To lighten bikini skin you would add in some underlying brightness to the skin that did not disturb the colors or the textures.

For me,  I use a clean, clear, transparent adjustment layers...located on the half circle icon on the bottom of the main Layers Pallet.  You can use curves or levels.  When get into your curve... pull the RGB curve up from the center about 1/2 unit.  You will see your image and skin lighten amazingly.  This a global adjustment and affects all of the image.  Leave the adjustment just a little bit lighter than you need.  NOW, for the good stuff!! Hit command or control I to invert the layers white mask into a black mask.  When you do this...your brightening will disappear.

You do your magic with adjustment layers by painting on that black mask with a LOW opacity 4% soft white brush.  As you paint with the white brush...you will be brightening just the underlying skin brightness.  You DO NOT need any nasty un-accurate selections...just paint on the skin with the brush.  You will have to go over it 10 times to get a full lightening effect on the skin with such low opacity...but at least your strokes wont ever show!

The advantage of adjustment layers is that they are clean, clear, totally adjustable, they can do lightening, or color correction, and you can change your artistic mind without time or quality penalties. And NO selections needed.

Depending on your skin situation...you might need a second adjustment layer to do even more selective lightening...but you can use as many adjustment layers as you want or need.  Remember...you can paint in this lightness under the skin anywhere you want... and however strong you want it to be artistically.  It is very powerful to be able to paint with light... under complete artistic control... after the fact.   

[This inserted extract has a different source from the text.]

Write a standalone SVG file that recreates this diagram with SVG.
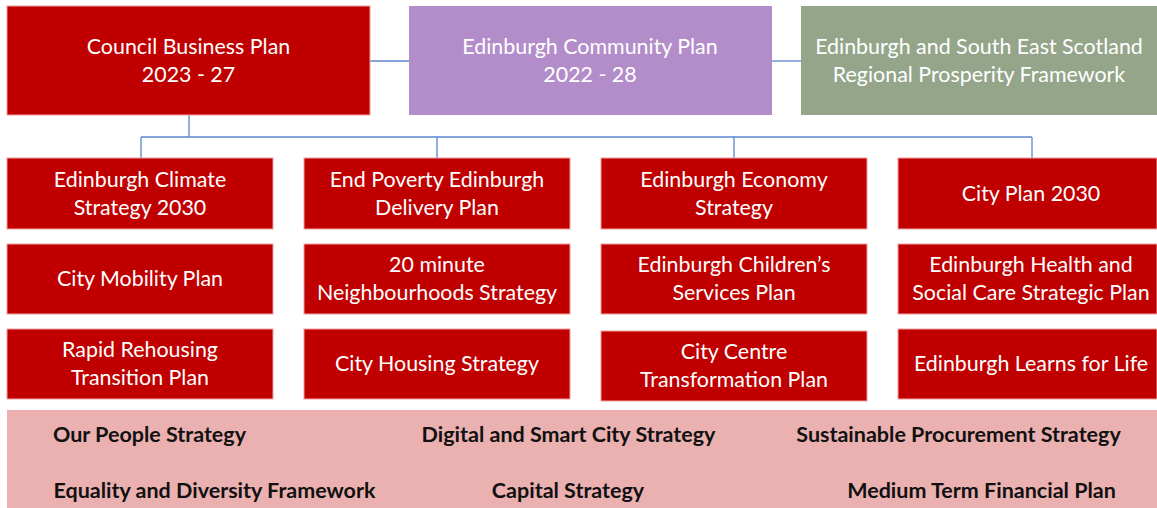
<svg xmlns="http://www.w3.org/2000/svg" width="1157" height="508" viewBox="0 0 1157 508">
<style>
.red{fill:#C00000;stroke:#F2A0A0;stroke-width:1}
.w{font-family:Lato,"Liberation Sans",sans-serif;font-size:21.4px;fill:#FFFFFF;text-anchor:middle}
.b{font-family:Lato,"Liberation Sans",sans-serif;font-size:21.5px;font-weight:bold;fill:#111111;text-anchor:middle}
.c{stroke:#5B86CF;stroke-width:1.3;fill:none}
</style>
<rect width="1157" height="508" fill="#FFFFFF"/>
<g id="connectors">
<line class="c" x1="370" y1="61" x2="409" y2="61"/>
<line class="c" x1="772" y1="61" x2="801" y2="61"/>
<line class="c" x1="189" y1="115" x2="189" y2="137"/>
<line class="c" x1="141" y1="137" x2="1032" y2="137"/>
<line class="c" x1="141" y1="137" x2="141" y2="158"/>
<line class="c" x1="437" y1="137" x2="437" y2="158"/>
<line class="c" x1="734" y1="137" x2="734" y2="158"/>
<line class="c" x1="1032" y1="137" x2="1032" y2="158"/>
</g>
<g id="council">
<rect class="red" x="7" y="6" width="363" height="109"/>
<text class="w" x="188.5" y="54">Council Business Plan</text>
<text class="w" x="188.5" y="82">2023 - 27</text>
</g>
<g id="community">
<rect x="409" y="6" width="363" height="109" fill="#B38DCA"/>
<text class="w" x="590" y="54" fill="#F4EEF8">Edinburgh Community Plan</text>
<text class="w" x="590" y="82">2022 - 28</text>
</g>
<g id="regional">
<rect x="801" y="6" width="356" height="109" fill="#94A58A"/>
<text class="w" x="979" y="54">Edinburgh and South East Scotland</text>
<text class="w" x="979" y="82">Regional Prosperity Framework</text>
</g>
<g id="climate">
<rect class="red" x="7" y="158" width="266" height="71"/>
<text class="w" x="140" y="187">Edinburgh Climate</text>
<text class="w" x="140" y="215">Strategy 2030</text>
</g>
<g id="poverty">
<rect class="red" x="304" y="158" width="266" height="71"/>
<text class="w" x="437" y="187">End Poverty Edinburgh</text>
<text class="w" x="437" y="215">Delivery Plan</text>
</g>
<g id="economy">
<rect class="red" x="601" y="158" width="266" height="71"/>
<text class="w" x="734" y="187">Edinburgh Economy</text>
<text class="w" x="734" y="215">Strategy</text>
</g>
<g id="cityplan">
<rect class="red" x="898" y="158" width="259" height="71"/>
<text class="w" x="1031" y="201">City Plan 2030</text>
</g>
<g id="mobility">
<rect class="red" x="7" y="244" width="266" height="70"/>
<text class="w" x="140" y="286">City Mobility Plan</text>
</g>
<g id="neighbourhoods">
<rect class="red" x="304" y="244" width="266" height="70"/>
<text class="w" x="437" y="272">20 minute</text>
<text class="w" x="437" y="300">Neighbourhoods Strategy</text>
</g>
<g id="children">
<rect class="red" x="601" y="244" width="266" height="70"/>
<text class="w" x="734" y="272">Edinburgh Children’s</text>
<text class="w" x="734" y="300">Services Plan</text>
</g>
<g id="health">
<rect class="red" x="898" y="244" width="259" height="70"/>
<text class="w" x="1031" y="272">Edinburgh Health and</text>
<text class="w" x="1031" y="300">Social Care Strategic Plan</text>
</g>
<g id="rehousing">
<rect class="red" x="7" y="329" width="266" height="70"/>
<text class="w" x="140" y="357">Rapid Rehousing</text>
<text class="w" x="140" y="385">Transition Plan</text>
</g>
<g id="housing">
<rect class="red" x="304" y="329" width="266" height="70"/>
<text class="w" x="437" y="371">City Housing Strategy</text>
</g>
<g id="centre">
<rect class="red" x="601" y="331" width="266" height="70"/>
<text class="w" x="734" y="359">City Centre</text>
<text class="w" x="734" y="387">Transformation Plan</text>
</g>
<g id="learns">
<rect class="red" x="898" y="329" width="259" height="70"/>
<text class="w" x="1031" y="371">Edinburgh Learns for Life</text>
</g>
<g id="supporting">
<rect x="7" y="410" width="1150" height="98" fill="#EBB0B0"/>
<text class="b" x="149.5" y="442">Our People Strategy</text>
<text class="b" x="568.5" y="442">Digital and Smart City Strategy</text>
<text class="b" x="958.5" y="442">Sustainable Procurement Strategy</text>
<text class="b" x="214.5" y="498">Equality and Diversity Framework</text>
<text class="b" x="568" y="498">Capital Strategy</text>
<text class="b" x="981.5" y="498">Medium Term Financial Plan</text>
</g>
</svg>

Later on...you can use an adjustment layer to paint Playboy skin color onto your models...just go into the Red and Blue Curve Channels on the curve panels.  On the red curve channel go to the top right point... pull the top end point left just a bit... and then go to the blue curve channel... and pull the top end point down and to the right a little...that will give you the bright healthy skin colors you see in production magazines...and you can adjust it till you get just the exact color corrections YOU like the best.  Just keep on adjusting the curve till the artist in you is happy.

Good luck.

Ray

Mar 17 16 03:02 pm Link

Retoucher

3869283

Posts: 1464

Sofia, Sofija grad, Bulgaria

E Thompson Photography wrote:

I can see how that would apply...Anchev. In my experience in using this method, I've not had a banding problem. I'm not making large shifts in exposure, usually no more than 1/2 a stop, as I'm using this method to match the luminosity of a face with a body most because the face is darker that the body due to sun exposure. I'll give your method a try however.

It is not really my method. Just sharing what I have found. Or course I am discussing extreme cases because only in extreme cases the actual issues can be found and compared. If one only wants to keep the work in LR and not retouch images in Photoshop - one can use the tools in LR.

The main point is that the very process of raw conversion is a destructive operation and the more adjustments you make in this step, the more you add to the destruction, especially if it is a local adjustment. So if you are going to retouch the image, the only thing I recommend doing in raw conversion is WB and exposure and even those should be done carefully.

I think I have mentioned this before: actually even WB adjustment is destructive because the original hardware WB is the so called UniWB + it is linear. Any process which moves the data bits away from the original linear raw sensor data is already a change, i.e. a destruction. But as it is fairly tricky to adjust WB with adjustment layers and keeping the linear data is not something ACR offers, for general use in a 16-bit workflow it is acceptable. But if you want to squeeze every bit of quality from the original data, then you should start as raw as possible.